Be clear about the outcome you are trying to create. It should be compelling, and measurable. One of the most famous of these outcome statements was JFK’s charter to NASA (from a speech to Congress). Kennedy stood before Congress on May 25, 1961, and proposed that the US: "should commit itself to achieving the goal, before this decade is out, of landing a man on the Moon and returning him safely to the Earth." The outcome he was setting for NASA was clear: send a human to the moon and return them safely before the end of the decade. All planning that NASA had to do worked backward from that statement. You can bet that it was not something JFK made up that afternoon. Much work went into defining the outcome to make the announcement compelling, measurable, clear, and time-bound.
Do not Rush Out of the Vision Stage.
We have an idea and very naturally want to get the ball rolling immediately: join a gym, call a marketing team meeting, plan a trip—our bias is to get into action. It feels good, and it is publicly observable. The bad news is that we may not be clear yet about what will be needed to sustain the effort. Spend that immediate energy on strengthening your vision of what life will be like and the benefits of being 20 pounds lighter or having the accounting department outsourced. Get clear about the internal and external forces that will align to stop you from completing your project and allow the vision of the completed work to strengthen your resolve. Better yet, invite those external naysayers to join you in the refining of your vision. Their critiques are gold in terms of understanding what will kill your project.
With the power of a clear vision, you can move to the planning stage to give your new idea form and function—the practical matters that are often the difference between success and failure in a change initiative. Budget, staffing, support systems, and project plans are the bricks and mortar here. While this is familiar territory, you will navigate the inevitable negotiations about resources and timelines in a more informed manner. Your clear work in the visioning stage above will help you be better prepared for what awaits as you move into implementation.
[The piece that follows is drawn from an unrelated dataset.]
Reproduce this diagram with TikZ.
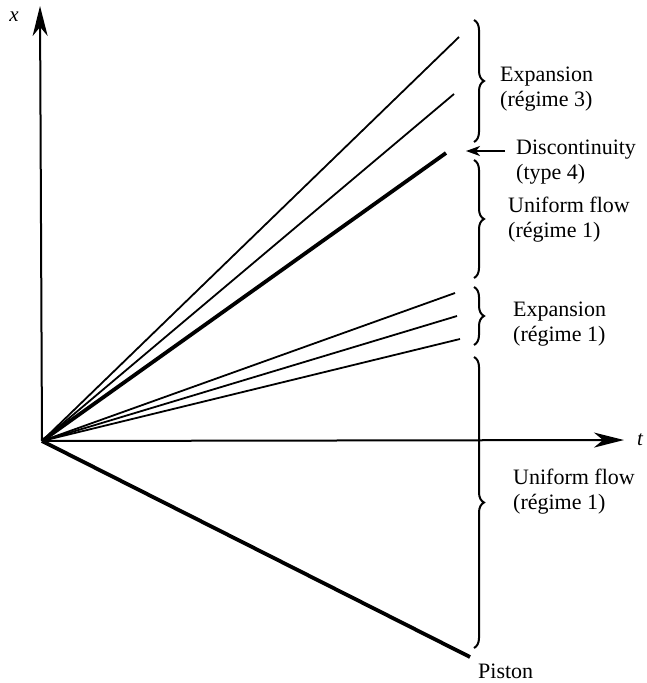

Whether implementation means getting up early to go to the gym, changing key processes for large parts of an organization, or facing down an organizational revolt, when we get into action, all the forces of the status quo will gang up to smother the project when you begin to actually change how people will do their work. It is rare that any system embraces a change that it did not initiate. This is easy to see in any corporate change project—where over 80% still fail to deliver the results promised in the plan. It happens because people do not love a change they did not initiate or sincerely want to happen.
That same pattern is true for the part of you that prefers to sleep in and can usually convince you to skip the gym. If we get to this project stage unprepared and not sufficiently armed for the conflict, the resistance to change that is part of almost any organization will kill a change project every time. If we are more resilient than this resistance, we will be through the significant gauntlet, and our change will likely become the new reality.
This is only an overview—a strategy map more than a user’s guide to change. Most change projects fail—and unfortunately, they often do so after the money is spent on software, gym memberships, and other supporting tools. Stay in the Vision step until you are clear about WHY the outcome is essential and what will be required to get over the goal line. Get stakeholders aligned with your vision and committed to the outcome. If you cannot get those in place, do yourself or your organization a favour and take the project off your plan.
A new habit or new process that survives to become the new reality generally begins the change process anew as we are inspired with new ideas about how to improve, sustain, smooth, or recast it to provide more benefit, starting the cycle all over again. Begin ideating ways to improve on your change all the way through implementation— beginning again with the next level of vision work.